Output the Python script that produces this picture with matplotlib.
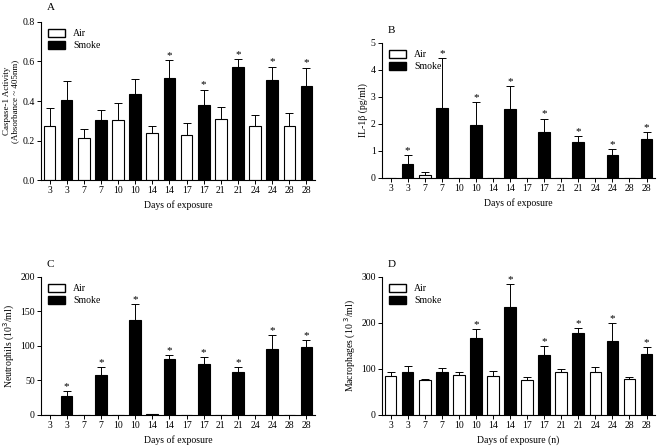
import numpy as np
import matplotlib
matplotlib.use('Agg')
import matplotlib.pyplot as plt
from matplotlib.patches import Patch

plt.rcParams['font.family'] = ['Liberation Serif', 'DejaVu Serif']
plt.rcParams['font.size'] = 7

dias = ['3', '3', '7', '7', '10', '10', '14', '14', '17', '17', '21', '21', '24', '24', '28', '28']
grupos = ['Air', 'Smoke'] * 8

# painel A - caspase-1
casp_val = [0.276, 0.406, 0.215, 0.305, 0.303, 0.434, 0.239, 0.515,
            0.227, 0.382, 0.310, 0.571, 0.276, 0.507, 0.276, 0.478]
casp_err = [0.088, 0.094, 0.043, 0.049, 0.086, 0.079, 0.034, 0.094,
            0.063, 0.076, 0.062, 0.043, 0.051, 0.067, 0.061, 0.091]
casp_sig = [0, 0, 0, 0, 0, 0, 0, 1, 0, 1, 0, 1, 0, 1, 0, 1]

# painel B - IL-1b
il_val = [0, 0.52, 0.10, 2.59, 0, 1.95, 0, 2.56, 0, 1.70, 0, 1.33, 0, 0.85, 0, 1.43]
il_err = [0, 0.31, 0.11, 1.85, 0, 0.85, 0, 0.85, 0, 0.50, 0, 0.21, 0, 0.21, 0, 0.27]
il_sig = [0, 1, 0, 1, 0, 1, 0, 1, 0, 1, 0, 1, 0, 1, 0, 1]

# painel C - neutrofilos
neu_val = [0, 28, 0, 58, 0, 138, 1.5, 81, 0, 74, 0, 62, 0, 95, 0, 98]
neu_err = [0, 7, 0, 12, 0, 22, 0, 6, 0, 10, 0, 8, 0, 21, 0, 11]
neu_sig = [0, 1, 0, 1, 0, 1, 0, 1, 0, 1, 0, 1, 0, 1, 0, 1]

# painel D - macrofagos
mac_val = [84, 94, 75, 94, 87, 167, 85, 234, 77, 130, 94, 178, 94, 161, 78, 133]
mac_err = [10, 12, 3, 8, 6, 19, 11, 50, 6, 19, 5, 10, 10, 38, 5, 14]
mac_sig = [0, 0, 0, 0, 0, 1, 0, 1, 0, 1, 0, 1, 0, 1, 0, 1]

fig = plt.figure(figsize=(6.61, 4.47), dpi=100)


def painel(pos, letra, val, err, sig, ymax, ystep, ylabel, xlabel, fmt, ylfs=7):
    ax = fig.add_axes(pos)
    x = np.arange(len(val))
    cores = ['white' if g == 'Air' else 'black' for g in grupos]
    ax.bar(x, val, width=0.68, color=cores, edgecolor='black', linewidth=0.8, zorder=2)
    ax.errorbar(x, val, yerr=[np.zeros(len(err)), err], fmt='none', ecolor='black',
                elinewidth=0.7, capsize=3, capthick=0.7, zorder=1)
    for i in range(len(val)):
        if sig[i]:
            ax.text(x[i], val[i] + err[i], '*', ha='center', va='bottom', fontsize=8)
    ax.set_xlim(-0.5, len(val) - 0.5)
    ax.set_ylim(0, ymax)
    ax.set_yticks(np.arange(0, ymax + ystep / 2, ystep))
    ax.yaxis.set_major_formatter(plt.FormatStrFormatter(fmt))
    ax.set_xticks(x)
    ax.set_xticklabels(dias)
    ax.spines['top'].set_visible(False)
    ax.spines['right'].set_visible(False)
    ax.tick_params(direction='out', length=3, width=0.7, pad=1.5)
    ax.set_ylabel(ylabel, labelpad=2, fontsize=ylfs, linespacing=1.05)
    ax.set_xlabel(xlabel, labelpad=3.5)
    ax.legend(handles=[Patch(facecolor='white', edgecolor='black', label='Air'),
                       Patch(facecolor='black', edgecolor='black', label='Smoke')],
              loc='upper left', frameon=False, fontsize=7, handlelength=1.8,
              handleheight=0.9, borderaxespad=0.3, labelspacing=0.3,
              bbox_to_anchor=(0.0, 1.0))
    ax.text(0.02, 1.06, letra, transform=ax.transAxes, fontsize=8, va='bottom')
    return ax


painel([0.062, 0.597, 0.4146, 0.354], 'A', casp_val, casp_err, casp_sig, 0.8, 0.2,
       'Caspase-1 Activity\n(Absorbance ~ 405nm)', 'Days of exposure', '%.1f', ylfs=6.5)
painel([0.578, 0.602, 0.413, 0.302], 'B', il_val, il_err, il_sig, 5, 1,
       'IL-1\u03b2 (pg/ml)', 'Days of exposure', '%d')
painel([0.062, 0.0716, 0.4146, 0.309], 'C', neu_val, neu_err, neu_sig, 200, 50,
       'Neutrophils (10$^3$/ml)', 'Days of exposure', '%d')
painel([0.578, 0.0716, 0.413, 0.309], 'D', mac_val, mac_err, mac_sig, 300, 100,
       'Macrophages (10 $^3$/ml)', 'Days of exposure (n)', '%d')

plt.savefig('out.png', dpi=100)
=====
» **Written task**
List the lines that contain the word "matplotlib".

» **Result below**
Output the Python script that produces this picture with matplotlib.
import matplotlib
matplotlib.use('Agg')
import matplotlib.pyplot as plt
from matplotlib.patches import Patch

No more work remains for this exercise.